EXERCISE DETAILS:
Find, in the records below, the line that contains "Reproduce this chart" and the line that contains "down then stand". Copy those two lines and everything between them exactly, but not the pictures.

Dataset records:
------------
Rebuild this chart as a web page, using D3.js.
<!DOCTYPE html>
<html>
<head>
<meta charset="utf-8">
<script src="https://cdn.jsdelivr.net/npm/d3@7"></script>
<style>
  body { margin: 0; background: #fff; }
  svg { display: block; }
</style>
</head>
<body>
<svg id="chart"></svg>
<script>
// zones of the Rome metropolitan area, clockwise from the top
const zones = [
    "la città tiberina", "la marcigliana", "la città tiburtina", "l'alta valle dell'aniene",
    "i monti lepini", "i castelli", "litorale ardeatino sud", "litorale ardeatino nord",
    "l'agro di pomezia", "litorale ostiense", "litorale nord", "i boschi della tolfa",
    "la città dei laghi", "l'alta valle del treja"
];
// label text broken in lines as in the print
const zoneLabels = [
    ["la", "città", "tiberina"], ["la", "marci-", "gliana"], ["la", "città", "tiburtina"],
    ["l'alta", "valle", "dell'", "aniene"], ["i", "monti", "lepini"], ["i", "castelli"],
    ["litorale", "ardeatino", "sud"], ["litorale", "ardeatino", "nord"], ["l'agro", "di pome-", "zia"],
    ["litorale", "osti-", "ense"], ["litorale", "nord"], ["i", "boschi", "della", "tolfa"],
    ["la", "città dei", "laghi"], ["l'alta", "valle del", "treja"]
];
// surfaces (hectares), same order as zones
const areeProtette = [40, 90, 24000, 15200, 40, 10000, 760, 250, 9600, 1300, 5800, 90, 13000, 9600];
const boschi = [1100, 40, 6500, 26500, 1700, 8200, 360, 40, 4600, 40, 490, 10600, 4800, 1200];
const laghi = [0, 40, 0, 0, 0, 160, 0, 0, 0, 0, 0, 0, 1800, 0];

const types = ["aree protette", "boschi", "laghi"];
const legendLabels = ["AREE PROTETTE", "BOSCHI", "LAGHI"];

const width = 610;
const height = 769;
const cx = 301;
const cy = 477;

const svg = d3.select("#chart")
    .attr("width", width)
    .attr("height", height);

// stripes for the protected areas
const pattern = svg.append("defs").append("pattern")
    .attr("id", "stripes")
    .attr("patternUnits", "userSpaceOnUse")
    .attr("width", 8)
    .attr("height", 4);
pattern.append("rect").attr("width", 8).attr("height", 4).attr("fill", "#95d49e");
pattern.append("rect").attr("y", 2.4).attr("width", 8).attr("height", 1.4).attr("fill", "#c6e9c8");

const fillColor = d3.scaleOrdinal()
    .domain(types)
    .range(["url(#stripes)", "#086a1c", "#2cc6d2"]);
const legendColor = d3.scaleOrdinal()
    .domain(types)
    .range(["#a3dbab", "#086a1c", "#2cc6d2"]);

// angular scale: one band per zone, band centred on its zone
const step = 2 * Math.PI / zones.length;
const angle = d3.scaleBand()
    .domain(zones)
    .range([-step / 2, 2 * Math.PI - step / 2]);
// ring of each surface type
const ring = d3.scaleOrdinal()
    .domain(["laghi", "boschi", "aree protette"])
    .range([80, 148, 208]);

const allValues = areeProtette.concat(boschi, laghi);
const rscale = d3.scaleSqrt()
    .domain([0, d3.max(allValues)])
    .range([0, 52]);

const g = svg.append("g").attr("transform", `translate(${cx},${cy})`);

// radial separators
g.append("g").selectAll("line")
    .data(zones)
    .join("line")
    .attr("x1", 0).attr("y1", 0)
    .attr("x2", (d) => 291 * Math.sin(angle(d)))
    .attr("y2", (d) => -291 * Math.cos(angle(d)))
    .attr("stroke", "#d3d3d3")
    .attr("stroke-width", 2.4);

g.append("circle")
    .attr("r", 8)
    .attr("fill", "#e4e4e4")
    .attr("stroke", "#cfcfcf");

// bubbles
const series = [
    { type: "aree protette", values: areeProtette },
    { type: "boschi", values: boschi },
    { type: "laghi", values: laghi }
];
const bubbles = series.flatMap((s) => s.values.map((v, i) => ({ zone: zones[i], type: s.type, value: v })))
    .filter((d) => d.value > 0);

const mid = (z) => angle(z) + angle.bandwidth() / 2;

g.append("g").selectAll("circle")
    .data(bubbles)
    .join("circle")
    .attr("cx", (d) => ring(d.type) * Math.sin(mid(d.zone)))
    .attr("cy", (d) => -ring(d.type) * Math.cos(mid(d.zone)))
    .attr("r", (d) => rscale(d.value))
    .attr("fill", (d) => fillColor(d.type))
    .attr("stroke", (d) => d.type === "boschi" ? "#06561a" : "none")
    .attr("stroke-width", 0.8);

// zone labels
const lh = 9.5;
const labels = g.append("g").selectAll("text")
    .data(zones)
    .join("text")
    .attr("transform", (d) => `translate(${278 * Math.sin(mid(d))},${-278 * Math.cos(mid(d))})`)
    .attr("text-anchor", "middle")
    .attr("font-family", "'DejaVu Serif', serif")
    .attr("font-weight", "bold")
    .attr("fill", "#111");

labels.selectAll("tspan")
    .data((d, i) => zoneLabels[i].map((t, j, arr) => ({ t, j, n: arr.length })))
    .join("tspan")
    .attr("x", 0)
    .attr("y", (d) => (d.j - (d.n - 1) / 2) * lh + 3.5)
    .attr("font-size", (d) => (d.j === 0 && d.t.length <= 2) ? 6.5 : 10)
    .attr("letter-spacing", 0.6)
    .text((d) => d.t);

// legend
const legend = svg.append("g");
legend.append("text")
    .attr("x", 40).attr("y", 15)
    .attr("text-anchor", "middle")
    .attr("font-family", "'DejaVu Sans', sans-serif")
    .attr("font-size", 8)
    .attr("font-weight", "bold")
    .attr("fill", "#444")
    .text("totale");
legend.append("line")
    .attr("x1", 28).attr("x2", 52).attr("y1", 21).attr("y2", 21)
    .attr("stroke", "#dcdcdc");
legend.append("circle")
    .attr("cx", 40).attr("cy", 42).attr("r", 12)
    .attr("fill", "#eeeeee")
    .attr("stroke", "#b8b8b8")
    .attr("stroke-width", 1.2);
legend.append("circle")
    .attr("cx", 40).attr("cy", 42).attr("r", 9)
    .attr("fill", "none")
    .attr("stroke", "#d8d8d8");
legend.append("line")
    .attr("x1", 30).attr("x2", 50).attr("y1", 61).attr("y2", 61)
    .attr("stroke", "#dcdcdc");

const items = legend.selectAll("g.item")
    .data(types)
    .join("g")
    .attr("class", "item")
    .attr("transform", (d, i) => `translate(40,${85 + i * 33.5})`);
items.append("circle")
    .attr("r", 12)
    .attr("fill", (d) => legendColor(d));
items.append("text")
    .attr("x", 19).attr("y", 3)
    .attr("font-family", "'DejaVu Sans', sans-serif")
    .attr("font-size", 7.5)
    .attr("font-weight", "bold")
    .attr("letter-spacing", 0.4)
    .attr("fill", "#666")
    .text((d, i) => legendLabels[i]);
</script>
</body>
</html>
------------
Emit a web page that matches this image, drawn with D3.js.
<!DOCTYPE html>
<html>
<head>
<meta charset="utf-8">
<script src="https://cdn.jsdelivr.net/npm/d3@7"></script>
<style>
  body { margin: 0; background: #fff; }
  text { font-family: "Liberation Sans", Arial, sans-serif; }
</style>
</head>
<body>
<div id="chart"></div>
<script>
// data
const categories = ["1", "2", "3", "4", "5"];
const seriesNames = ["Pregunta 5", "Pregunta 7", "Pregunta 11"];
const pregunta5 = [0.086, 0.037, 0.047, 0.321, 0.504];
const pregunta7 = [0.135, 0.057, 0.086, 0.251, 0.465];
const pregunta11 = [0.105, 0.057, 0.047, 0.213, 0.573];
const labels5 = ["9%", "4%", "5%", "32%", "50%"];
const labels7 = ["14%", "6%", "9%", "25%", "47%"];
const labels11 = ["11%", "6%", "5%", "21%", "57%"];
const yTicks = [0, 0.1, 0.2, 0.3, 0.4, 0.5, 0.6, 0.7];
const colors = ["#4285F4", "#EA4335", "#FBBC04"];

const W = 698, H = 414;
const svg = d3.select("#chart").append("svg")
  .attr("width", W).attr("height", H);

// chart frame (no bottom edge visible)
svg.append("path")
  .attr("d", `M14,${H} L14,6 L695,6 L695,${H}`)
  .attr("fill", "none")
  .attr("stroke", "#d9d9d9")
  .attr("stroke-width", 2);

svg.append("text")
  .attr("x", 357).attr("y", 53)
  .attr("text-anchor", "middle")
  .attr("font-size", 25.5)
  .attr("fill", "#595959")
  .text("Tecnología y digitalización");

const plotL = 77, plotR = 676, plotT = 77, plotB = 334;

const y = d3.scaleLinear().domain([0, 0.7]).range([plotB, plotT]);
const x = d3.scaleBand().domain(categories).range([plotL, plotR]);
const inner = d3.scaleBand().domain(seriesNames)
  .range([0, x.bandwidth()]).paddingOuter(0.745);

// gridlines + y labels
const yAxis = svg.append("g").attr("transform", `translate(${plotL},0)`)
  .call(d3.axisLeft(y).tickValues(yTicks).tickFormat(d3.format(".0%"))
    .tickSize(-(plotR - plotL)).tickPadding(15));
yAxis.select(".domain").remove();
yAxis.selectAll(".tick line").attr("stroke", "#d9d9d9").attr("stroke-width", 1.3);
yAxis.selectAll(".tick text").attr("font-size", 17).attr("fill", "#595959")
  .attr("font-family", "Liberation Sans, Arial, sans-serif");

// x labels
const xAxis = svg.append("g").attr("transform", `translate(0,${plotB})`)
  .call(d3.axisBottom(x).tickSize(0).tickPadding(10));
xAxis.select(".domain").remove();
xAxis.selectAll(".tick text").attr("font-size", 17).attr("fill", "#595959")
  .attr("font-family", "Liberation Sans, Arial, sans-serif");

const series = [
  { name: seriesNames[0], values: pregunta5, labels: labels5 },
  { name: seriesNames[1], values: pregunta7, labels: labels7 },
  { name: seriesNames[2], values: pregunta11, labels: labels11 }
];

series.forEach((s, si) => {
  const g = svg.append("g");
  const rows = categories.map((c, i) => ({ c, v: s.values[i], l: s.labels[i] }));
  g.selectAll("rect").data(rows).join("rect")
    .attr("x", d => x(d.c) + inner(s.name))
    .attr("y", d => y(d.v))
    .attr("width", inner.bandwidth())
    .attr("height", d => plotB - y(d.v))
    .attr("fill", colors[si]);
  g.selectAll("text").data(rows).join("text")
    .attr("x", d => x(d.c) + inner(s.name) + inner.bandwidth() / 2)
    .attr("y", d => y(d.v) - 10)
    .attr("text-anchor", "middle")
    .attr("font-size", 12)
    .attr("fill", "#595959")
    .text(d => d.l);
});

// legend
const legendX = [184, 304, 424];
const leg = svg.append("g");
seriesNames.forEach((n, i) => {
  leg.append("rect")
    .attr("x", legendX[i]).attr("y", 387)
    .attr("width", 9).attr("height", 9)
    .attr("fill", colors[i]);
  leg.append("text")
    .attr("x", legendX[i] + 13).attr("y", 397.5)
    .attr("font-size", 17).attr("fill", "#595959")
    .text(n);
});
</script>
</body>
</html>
------------
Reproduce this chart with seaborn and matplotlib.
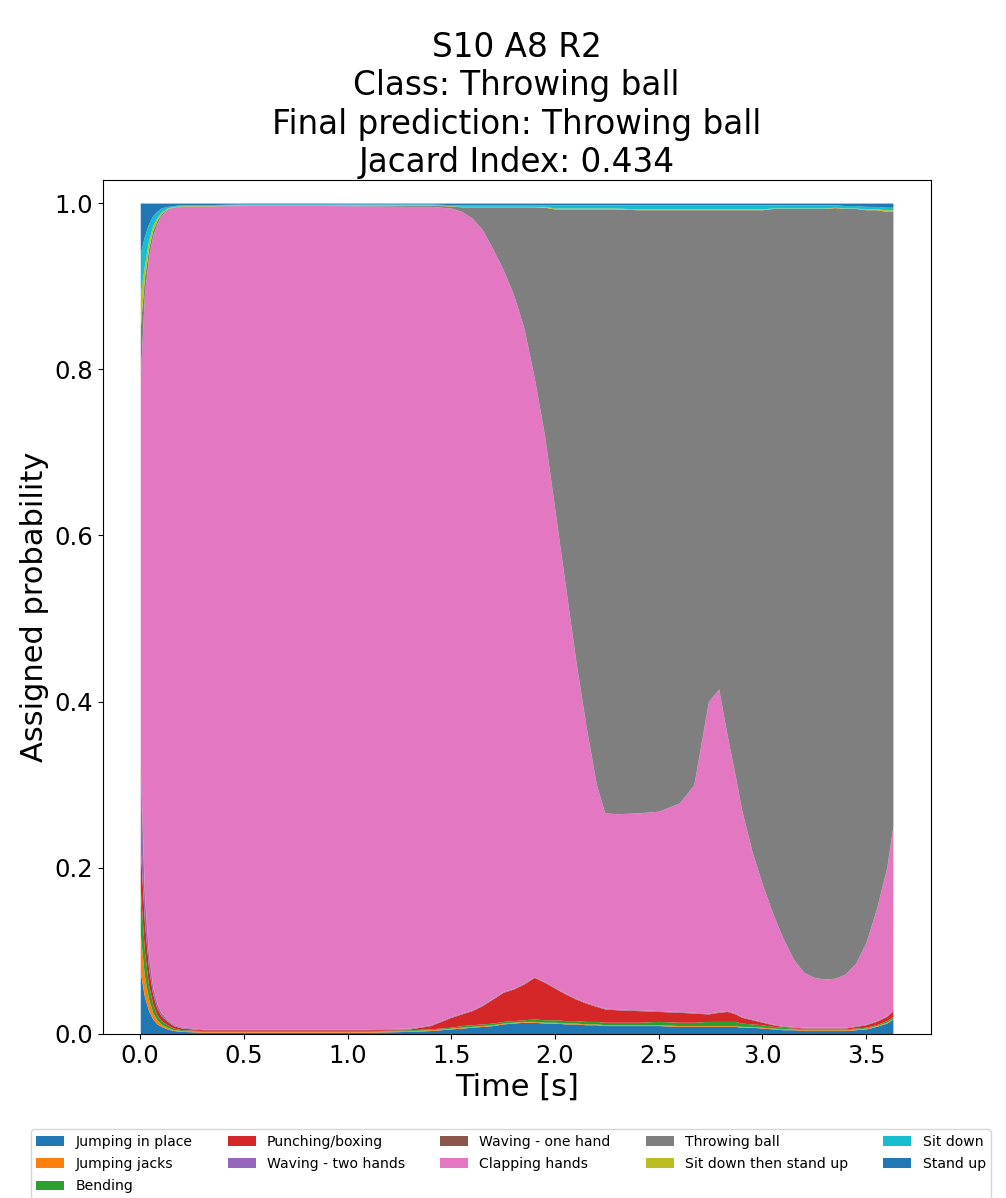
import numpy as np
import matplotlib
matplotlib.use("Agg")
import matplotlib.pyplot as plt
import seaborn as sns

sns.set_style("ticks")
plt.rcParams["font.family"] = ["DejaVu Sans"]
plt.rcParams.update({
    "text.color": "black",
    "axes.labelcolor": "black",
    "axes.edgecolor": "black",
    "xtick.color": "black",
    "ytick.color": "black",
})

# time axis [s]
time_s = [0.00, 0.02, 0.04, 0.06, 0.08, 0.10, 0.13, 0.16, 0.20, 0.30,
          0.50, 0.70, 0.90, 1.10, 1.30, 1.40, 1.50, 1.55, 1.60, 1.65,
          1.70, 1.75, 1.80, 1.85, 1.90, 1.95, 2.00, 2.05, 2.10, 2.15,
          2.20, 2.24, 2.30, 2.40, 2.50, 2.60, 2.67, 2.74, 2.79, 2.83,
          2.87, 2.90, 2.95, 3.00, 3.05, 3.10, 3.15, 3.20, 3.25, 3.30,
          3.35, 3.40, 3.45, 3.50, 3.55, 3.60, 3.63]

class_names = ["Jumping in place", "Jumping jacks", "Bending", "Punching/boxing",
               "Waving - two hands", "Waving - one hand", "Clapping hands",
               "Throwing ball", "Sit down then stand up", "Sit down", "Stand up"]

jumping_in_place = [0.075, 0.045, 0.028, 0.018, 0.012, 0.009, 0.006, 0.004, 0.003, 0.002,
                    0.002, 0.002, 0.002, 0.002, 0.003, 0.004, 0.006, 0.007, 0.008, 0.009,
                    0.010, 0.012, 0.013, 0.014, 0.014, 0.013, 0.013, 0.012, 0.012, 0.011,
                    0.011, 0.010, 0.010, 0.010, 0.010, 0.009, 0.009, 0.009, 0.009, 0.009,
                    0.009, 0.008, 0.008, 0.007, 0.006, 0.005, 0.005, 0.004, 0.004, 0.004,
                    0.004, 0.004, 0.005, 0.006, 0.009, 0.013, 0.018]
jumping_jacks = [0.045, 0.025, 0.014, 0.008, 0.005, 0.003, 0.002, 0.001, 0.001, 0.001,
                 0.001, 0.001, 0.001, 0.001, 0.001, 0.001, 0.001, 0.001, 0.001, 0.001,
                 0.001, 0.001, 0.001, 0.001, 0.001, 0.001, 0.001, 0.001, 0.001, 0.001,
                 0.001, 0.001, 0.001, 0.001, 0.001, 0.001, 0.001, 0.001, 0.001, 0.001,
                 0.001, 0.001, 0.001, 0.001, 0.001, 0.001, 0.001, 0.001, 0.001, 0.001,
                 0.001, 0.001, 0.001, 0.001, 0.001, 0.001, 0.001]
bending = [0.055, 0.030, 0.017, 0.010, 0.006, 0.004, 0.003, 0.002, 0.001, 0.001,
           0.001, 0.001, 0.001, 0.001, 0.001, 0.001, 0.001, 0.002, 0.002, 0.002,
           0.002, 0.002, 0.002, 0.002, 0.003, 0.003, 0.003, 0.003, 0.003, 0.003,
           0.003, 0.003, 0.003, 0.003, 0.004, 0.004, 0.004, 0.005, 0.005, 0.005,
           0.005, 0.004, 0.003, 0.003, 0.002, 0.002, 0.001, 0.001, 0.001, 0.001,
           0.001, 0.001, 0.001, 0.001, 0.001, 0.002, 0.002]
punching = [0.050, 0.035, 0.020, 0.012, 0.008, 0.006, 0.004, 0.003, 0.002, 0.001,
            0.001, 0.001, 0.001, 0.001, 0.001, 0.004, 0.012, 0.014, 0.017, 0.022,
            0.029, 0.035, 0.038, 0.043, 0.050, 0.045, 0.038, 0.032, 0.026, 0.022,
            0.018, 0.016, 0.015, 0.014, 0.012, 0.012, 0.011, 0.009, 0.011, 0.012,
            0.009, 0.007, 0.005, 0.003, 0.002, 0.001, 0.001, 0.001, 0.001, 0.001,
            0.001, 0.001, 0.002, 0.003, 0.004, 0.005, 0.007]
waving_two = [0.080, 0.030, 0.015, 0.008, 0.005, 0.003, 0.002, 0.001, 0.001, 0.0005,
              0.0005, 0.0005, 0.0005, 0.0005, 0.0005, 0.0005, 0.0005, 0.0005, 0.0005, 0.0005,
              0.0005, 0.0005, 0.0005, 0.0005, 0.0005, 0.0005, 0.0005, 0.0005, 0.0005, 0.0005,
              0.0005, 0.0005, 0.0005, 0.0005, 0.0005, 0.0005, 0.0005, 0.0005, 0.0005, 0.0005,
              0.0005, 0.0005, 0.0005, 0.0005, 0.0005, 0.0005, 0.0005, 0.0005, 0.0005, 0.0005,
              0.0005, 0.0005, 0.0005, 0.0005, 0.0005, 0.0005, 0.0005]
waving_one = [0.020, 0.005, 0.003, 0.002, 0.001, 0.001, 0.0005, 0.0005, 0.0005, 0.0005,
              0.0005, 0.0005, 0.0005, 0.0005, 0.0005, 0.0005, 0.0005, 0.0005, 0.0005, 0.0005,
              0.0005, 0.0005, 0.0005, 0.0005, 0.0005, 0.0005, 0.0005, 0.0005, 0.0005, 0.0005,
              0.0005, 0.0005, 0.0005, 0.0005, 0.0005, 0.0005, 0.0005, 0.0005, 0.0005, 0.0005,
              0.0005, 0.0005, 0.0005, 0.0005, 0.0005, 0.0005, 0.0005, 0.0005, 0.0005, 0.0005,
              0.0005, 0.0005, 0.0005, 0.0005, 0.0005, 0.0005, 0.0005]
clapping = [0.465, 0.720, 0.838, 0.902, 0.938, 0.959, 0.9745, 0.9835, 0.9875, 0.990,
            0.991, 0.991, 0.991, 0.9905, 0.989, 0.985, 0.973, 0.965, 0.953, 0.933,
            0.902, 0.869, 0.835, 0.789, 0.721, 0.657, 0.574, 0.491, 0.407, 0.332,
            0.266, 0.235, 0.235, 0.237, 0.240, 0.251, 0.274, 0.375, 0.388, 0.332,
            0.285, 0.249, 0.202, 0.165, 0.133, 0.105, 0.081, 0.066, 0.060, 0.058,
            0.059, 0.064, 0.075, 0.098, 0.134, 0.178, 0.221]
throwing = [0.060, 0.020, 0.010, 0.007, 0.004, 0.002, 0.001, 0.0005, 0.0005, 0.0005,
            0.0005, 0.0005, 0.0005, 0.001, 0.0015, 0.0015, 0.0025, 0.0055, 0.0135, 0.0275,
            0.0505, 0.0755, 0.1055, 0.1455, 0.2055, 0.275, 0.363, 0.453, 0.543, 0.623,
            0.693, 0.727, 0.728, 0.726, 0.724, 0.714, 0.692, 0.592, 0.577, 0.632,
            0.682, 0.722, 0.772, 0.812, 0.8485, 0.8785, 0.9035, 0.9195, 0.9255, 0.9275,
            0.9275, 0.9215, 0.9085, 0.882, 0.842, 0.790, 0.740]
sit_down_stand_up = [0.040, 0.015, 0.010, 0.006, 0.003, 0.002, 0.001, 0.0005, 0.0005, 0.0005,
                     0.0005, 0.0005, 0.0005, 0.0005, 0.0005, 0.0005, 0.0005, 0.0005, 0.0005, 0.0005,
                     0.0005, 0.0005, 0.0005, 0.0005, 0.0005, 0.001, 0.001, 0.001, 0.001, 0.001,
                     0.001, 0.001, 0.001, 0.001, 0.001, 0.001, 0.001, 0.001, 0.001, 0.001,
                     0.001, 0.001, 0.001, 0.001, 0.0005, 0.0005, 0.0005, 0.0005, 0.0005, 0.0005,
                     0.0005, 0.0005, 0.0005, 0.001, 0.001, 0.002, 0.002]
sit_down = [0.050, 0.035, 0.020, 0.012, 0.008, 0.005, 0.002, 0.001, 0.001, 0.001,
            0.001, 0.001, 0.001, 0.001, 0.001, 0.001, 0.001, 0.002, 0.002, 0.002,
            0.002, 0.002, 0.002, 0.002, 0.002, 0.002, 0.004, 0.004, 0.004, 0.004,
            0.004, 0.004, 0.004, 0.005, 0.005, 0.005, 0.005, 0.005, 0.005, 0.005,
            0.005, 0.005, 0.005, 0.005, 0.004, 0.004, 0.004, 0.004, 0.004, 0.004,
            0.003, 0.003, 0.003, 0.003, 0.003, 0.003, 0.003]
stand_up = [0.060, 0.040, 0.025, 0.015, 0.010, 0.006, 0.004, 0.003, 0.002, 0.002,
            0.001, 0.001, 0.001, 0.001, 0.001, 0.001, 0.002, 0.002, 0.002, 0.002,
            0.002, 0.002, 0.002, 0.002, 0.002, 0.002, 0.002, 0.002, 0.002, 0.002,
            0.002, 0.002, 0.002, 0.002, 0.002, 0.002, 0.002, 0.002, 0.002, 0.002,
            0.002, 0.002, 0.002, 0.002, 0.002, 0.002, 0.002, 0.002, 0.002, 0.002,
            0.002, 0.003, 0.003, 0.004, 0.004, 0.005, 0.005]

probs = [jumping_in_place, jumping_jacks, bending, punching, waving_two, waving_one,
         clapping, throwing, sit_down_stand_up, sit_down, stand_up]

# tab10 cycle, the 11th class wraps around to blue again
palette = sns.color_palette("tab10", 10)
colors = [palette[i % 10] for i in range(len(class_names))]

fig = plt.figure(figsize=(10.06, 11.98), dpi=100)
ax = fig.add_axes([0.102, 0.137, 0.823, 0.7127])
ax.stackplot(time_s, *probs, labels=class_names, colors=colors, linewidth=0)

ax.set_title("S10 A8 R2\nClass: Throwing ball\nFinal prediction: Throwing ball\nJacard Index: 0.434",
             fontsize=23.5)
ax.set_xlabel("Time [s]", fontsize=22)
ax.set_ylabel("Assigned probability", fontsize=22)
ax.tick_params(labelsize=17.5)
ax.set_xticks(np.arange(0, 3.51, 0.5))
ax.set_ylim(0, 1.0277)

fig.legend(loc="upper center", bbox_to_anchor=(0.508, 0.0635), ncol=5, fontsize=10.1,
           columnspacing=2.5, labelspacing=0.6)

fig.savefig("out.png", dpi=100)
------------
SOLUTION TO THE EXERCISE:
Reproduce this chart with seaborn and matplotlib.
import numpy as np
import matplotlib
matplotlib.use("Agg")
import matplotlib.pyplot as plt
import seaborn as sns

sns.set_style("ticks")
plt.rcParams["font.family"] = ["DejaVu Sans"]
plt.rcParams.update({
    "text.color": "black",
    "axes.labelcolor": "black",
    "axes.edgecolor": "black",
    "xtick.color": "black",
    "ytick.color": "black",
})

# time axis [s]
time_s = [0.00, 0.02, 0.04, 0.06, 0.08, 0.10, 0.13, 0.16, 0.20, 0.30,
          0.50, 0.70, 0.90, 1.10, 1.30, 1.40, 1.50, 1.55, 1.60, 1.65,
          1.70, 1.75, 1.80, 1.85, 1.90, 1.95, 2.00, 2.05, 2.10, 2.15,
          2.20, 2.24, 2.30, 2.40, 2.50, 2.60, 2.67, 2.74, 2.79, 2.83,
          2.87, 2.90, 2.95, 3.00, 3.05, 3.10, 3.15, 3.20, 3.25, 3.30,
          3.35, 3.40, 3.45, 3.50, 3.55, 3.60, 3.63]

class_names = ["Jumping in place", "Jumping jacks", "Bending", "Punching/boxing",
               "Waving - two hands", "Waving - one hand", "Clapping hands",
               "Throwing ball", "Sit down then stand up", "Sit down", "Stand up"]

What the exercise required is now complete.